>>>>>

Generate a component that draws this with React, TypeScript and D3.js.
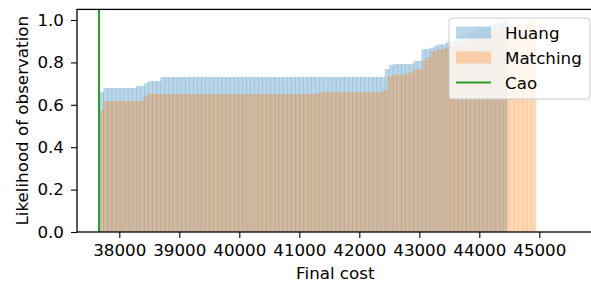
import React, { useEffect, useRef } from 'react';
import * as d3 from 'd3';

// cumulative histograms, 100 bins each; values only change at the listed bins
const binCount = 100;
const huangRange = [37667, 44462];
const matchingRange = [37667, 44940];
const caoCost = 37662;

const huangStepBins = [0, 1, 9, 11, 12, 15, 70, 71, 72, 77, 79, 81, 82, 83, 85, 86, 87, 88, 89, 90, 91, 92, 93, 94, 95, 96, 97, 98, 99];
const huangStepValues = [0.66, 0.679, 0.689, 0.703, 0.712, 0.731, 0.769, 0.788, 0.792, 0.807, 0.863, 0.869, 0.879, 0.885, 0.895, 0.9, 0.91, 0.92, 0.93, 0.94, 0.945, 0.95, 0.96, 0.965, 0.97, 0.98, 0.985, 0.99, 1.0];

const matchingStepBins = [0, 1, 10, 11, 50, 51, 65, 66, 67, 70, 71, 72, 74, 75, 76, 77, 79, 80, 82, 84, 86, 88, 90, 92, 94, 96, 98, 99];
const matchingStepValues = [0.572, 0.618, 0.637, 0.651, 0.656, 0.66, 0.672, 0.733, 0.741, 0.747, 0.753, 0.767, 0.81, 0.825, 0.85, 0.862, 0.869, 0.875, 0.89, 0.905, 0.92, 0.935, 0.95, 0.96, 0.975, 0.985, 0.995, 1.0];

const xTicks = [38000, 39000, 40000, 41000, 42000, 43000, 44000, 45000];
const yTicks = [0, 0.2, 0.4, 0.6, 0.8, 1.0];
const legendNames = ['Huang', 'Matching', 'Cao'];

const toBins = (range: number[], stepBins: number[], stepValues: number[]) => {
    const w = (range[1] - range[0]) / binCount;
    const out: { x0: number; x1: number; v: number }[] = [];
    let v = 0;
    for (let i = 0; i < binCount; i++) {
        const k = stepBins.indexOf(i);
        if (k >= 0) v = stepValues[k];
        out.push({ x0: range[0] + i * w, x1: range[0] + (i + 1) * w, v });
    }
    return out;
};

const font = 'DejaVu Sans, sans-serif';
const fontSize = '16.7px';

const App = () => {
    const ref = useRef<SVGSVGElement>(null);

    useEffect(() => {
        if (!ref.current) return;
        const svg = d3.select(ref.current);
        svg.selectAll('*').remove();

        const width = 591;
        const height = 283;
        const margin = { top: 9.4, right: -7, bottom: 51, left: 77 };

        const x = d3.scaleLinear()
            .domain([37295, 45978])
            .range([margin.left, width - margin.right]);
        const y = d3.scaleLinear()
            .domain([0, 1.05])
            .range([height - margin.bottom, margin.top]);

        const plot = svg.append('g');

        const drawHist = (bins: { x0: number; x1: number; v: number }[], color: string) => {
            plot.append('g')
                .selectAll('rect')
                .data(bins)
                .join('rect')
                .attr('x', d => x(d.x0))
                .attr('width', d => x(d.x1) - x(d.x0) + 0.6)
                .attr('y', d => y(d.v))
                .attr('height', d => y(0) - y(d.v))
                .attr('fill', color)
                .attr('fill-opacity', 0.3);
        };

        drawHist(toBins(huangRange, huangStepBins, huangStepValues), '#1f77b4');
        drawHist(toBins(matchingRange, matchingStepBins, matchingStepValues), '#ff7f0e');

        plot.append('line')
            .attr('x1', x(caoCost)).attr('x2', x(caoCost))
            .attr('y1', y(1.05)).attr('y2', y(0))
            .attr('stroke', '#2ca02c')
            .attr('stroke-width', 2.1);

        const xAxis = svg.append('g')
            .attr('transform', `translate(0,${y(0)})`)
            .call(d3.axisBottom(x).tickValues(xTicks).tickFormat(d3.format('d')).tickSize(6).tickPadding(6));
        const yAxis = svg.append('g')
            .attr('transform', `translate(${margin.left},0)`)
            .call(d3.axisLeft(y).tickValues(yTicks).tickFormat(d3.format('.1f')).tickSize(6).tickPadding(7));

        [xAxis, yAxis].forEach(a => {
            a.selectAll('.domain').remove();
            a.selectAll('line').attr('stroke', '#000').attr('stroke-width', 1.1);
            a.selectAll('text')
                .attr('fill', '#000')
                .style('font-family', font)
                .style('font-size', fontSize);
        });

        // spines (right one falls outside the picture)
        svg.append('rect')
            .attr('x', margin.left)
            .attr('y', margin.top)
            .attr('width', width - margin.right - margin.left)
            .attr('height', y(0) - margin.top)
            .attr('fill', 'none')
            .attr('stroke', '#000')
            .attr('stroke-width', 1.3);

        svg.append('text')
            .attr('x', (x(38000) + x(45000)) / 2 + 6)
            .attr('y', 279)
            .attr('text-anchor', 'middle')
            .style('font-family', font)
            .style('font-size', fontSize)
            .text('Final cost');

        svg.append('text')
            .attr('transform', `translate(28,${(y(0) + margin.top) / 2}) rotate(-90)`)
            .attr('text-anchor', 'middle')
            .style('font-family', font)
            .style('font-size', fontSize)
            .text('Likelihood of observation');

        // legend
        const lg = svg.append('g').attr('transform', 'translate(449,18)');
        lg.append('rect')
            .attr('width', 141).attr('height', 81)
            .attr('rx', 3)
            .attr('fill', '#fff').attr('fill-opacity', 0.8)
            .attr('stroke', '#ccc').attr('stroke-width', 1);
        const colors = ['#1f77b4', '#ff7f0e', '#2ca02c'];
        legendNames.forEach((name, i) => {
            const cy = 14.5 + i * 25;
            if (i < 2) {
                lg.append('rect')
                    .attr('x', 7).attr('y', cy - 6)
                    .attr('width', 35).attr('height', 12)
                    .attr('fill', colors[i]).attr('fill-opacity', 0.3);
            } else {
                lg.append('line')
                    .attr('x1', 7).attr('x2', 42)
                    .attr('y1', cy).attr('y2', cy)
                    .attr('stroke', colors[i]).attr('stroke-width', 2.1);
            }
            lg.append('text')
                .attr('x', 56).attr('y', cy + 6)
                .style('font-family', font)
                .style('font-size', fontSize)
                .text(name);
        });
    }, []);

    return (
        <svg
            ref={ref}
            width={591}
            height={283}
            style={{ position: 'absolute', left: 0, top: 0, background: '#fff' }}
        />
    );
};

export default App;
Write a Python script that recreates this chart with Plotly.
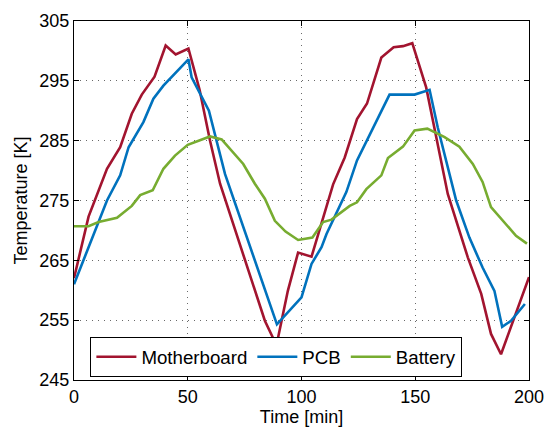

<<<<<

> **WORK REQUIRED**
Your copy of the data should match it exactly, except that pictures are left out.

> **CORRECT OUTPUT**
Generate a component that draws this with React, TypeScript and D3.js.
import React, { useEffect, useRef } from 'react';
import * as d3 from 'd3';

// cumulative histograms, 100 bins each; values only change at the listed bins
const binCount = 100;
const huangRange = [37667, 44462];
const matchingRange = [37667, 44940];
const caoCost = 37662;

const huangStepBins = [0, 1, 9, 11, 12, 15, 70, 71, 72, 77, 79, 81, 82, 83, 85, 86, 87, 88, 89, 90, 91, 92, 93, 94, 95, 96, 97, 98, 99];
const huangStepValues = [0.66, 0.679, 0.689, 0.703, 0.712, 0.731, 0.769, 0.788, 0.792, 0.807, 0.863, 0.869, 0.879, 0.885, 0.895, 0.9, 0.91, 0.92, 0.93, 0.94, 0.945, 0.95, 0.96, 0.965, 0.97, 0.98, 0.985, 0.99, 1.0];

const matchingStepBins = [0, 1, 10, 11, 50, 51, 65, 66, 67, 70, 71, 72, 74, 75, 76, 77, 79, 80, 82, 84, 86, 88, 90, 92, 94, 96, 98, 99];
const matchingStepValues = [0.572, 0.618, 0.637, 0.651, 0.656, 0.66, 0.672, 0.733, 0.741, 0.747, 0.753, 0.767, 0.81, 0.825, 0.85, 0.862, 0.869, 0.875, 0.89, 0.905, 0.92, 0.935, 0.95, 0.96, 0.975, 0.985, 0.995, 1.0];

const xTicks = [38000, 39000, 40000, 41000, 42000, 43000, 44000, 45000];
const yTicks = [0, 0.2, 0.4, 0.6, 0.8, 1.0];
const legendNames = ['Huang', 'Matching', 'Cao'];

const toBins = (range: number[], stepBins: number[], stepValues: number[]) => {
    const w = (range[1] - range[0]) / binCount;
    const out: { x0: number; x1: number; v: number }[] = [];
    let v = 0;
    for (let i = 0; i < binCount; i++) {
        const k = stepBins.indexOf(i);
        if (k >= 0) v = stepValues[k];
        out.push({ x0: range[0] + i * w, x1: range[0] + (i + 1) * w, v });
    }
    return out;
};

const font = 'DejaVu Sans, sans-serif';
const fontSize = '16.7px';

const App = () => {
    const ref = useRef<SVGSVGElement>(null);

    useEffect(() => {
        if (!ref.current) return;
        const svg = d3.select(ref.current);
        svg.selectAll('*').remove();

        const width = 591;
        const height = 283;
        const margin = { top: 9.4, right: -7, bottom: 51, left: 77 };

        const x = d3.scaleLinear()
            .domain([37295, 45978])
            .range([margin.left, width - margin.right]);
        const y = d3.scaleLinear()
            .domain([0, 1.05])
            .range([height - margin.bottom, margin.top]);

        const plot = svg.append('g');

        const drawHist = (bins: { x0: number; x1: number; v: number }[], color: string) => {
            plot.append('g')
                .selectAll('rect')
                .data(bins)
                .join('rect')
                .attr('x', d => x(d.x0))
                .attr('width', d => x(d.x1) - x(d.x0) + 0.6)
                .attr('y', d => y(d.v))
                .attr('height', d => y(0) - y(d.v))
                .attr('fill', color)
                .attr('fill-opacity', 0.3);
        };

        drawHist(toBins(huangRange, huangStepBins, huangStepValues), '#1f77b4');
        drawHist(toBins(matchingRange, matchingStepBins, matchingStepValues), '#ff7f0e');

        plot.append('line')
            .attr('x1', x(caoCost)).attr('x2', x(caoCost))
            .attr('y1', y(1.05)).attr('y2', y(0))
            .attr('stroke', '#2ca02c')
            .attr('stroke-width', 2.1);

        const xAxis = svg.append('g')
            .attr('transform', `translate(0,${y(0)})`)
            .call(d3.axisBottom(x).tickValues(xTicks).tickFormat(d3.format('d')).tickSize(6).tickPadding(6));
        const yAxis = svg.append('g')
            .attr('transform', `translate(${margin.left},0)`)
            .call(d3.axisLeft(y).tickValues(yTicks).tickFormat(d3.format('.1f')).tickSize(6).tickPadding(7));

        [xAxis, yAxis].forEach(a => {
            a.selectAll('.domain').remove();
            a.selectAll('line').attr('stroke', '#000').attr('stroke-width', 1.1);
            a.selectAll('text')
                .attr('fill', '#000')
                .style('font-family', font)
                .style('font-size', fontSize);
        });

        // spines (right one falls outside the picture)
        svg.append('rect')
            .attr('x', margin.left)
            .attr('y', margin.top)
            .attr('width', width - margin.right - margin.left)
            .attr('height', y(0) - margin.top)
            .attr('fill', 'none')
            .attr('stroke', '#000')
            .attr('stroke-width', 1.3);

        svg.append('text')
            .attr('x', (x(38000) + x(45000)) / 2 + 6)
            .attr('y', 279)
            .attr('text-anchor', 'middle')
            .style('font-family', font)
            .style('font-size', fontSize)
            .text('Final cost');

        svg.append('text')
            .attr('transform', `translate(28,${(y(0) + margin.top) / 2}) rotate(-90)`)
            .attr('text-anchor', 'middle')
            .style('font-family', font)
            .style('font-size', fontSize)
            .text('Likelihood of observation');

        // legend
        const lg = svg.append('g').attr('transform', 'translate(449,18)');
        lg.append('rect')
            .attr('width', 141).attr('height', 81)
            .attr('rx', 3)
            .attr('fill', '#fff').attr('fill-opacity', 0.8)
            .attr('stroke', '#ccc').attr('stroke-width', 1);
        const colors = ['#1f77b4', '#ff7f0e', '#2ca02c'];
        legendNames.forEach((name, i) => {
            const cy = 14.5 + i * 25;
            if (i < 2) {
                lg.append('rect')
                    .attr('x', 7).attr('y', cy - 6)
                    .attr('width', 35).attr('height', 12)
                    .attr('fill', colors[i]).attr('fill-opacity', 0.3);
            } else {
                lg.append('line')
                    .attr('x1', 7).attr('x2', 42)
                    .attr('y1', cy).attr('y2', cy)
                    .attr('stroke', colors[i]).attr('stroke-width', 2.1);
            }
            lg.append('text')
                .attr('x', 56).attr('y', cy + 6)
                .style('font-family', font)
                .style('font-size', fontSize)
                .text(name);
        });
    }, []);

    return (
        <svg
            ref={ref}
            width={591}
            height={283}
            style={{ position: 'absolute', left: 0, top: 0, background: '#fff' }}
        />
    );
};

export default App;
Write a Python script that recreates this chart with Plotly.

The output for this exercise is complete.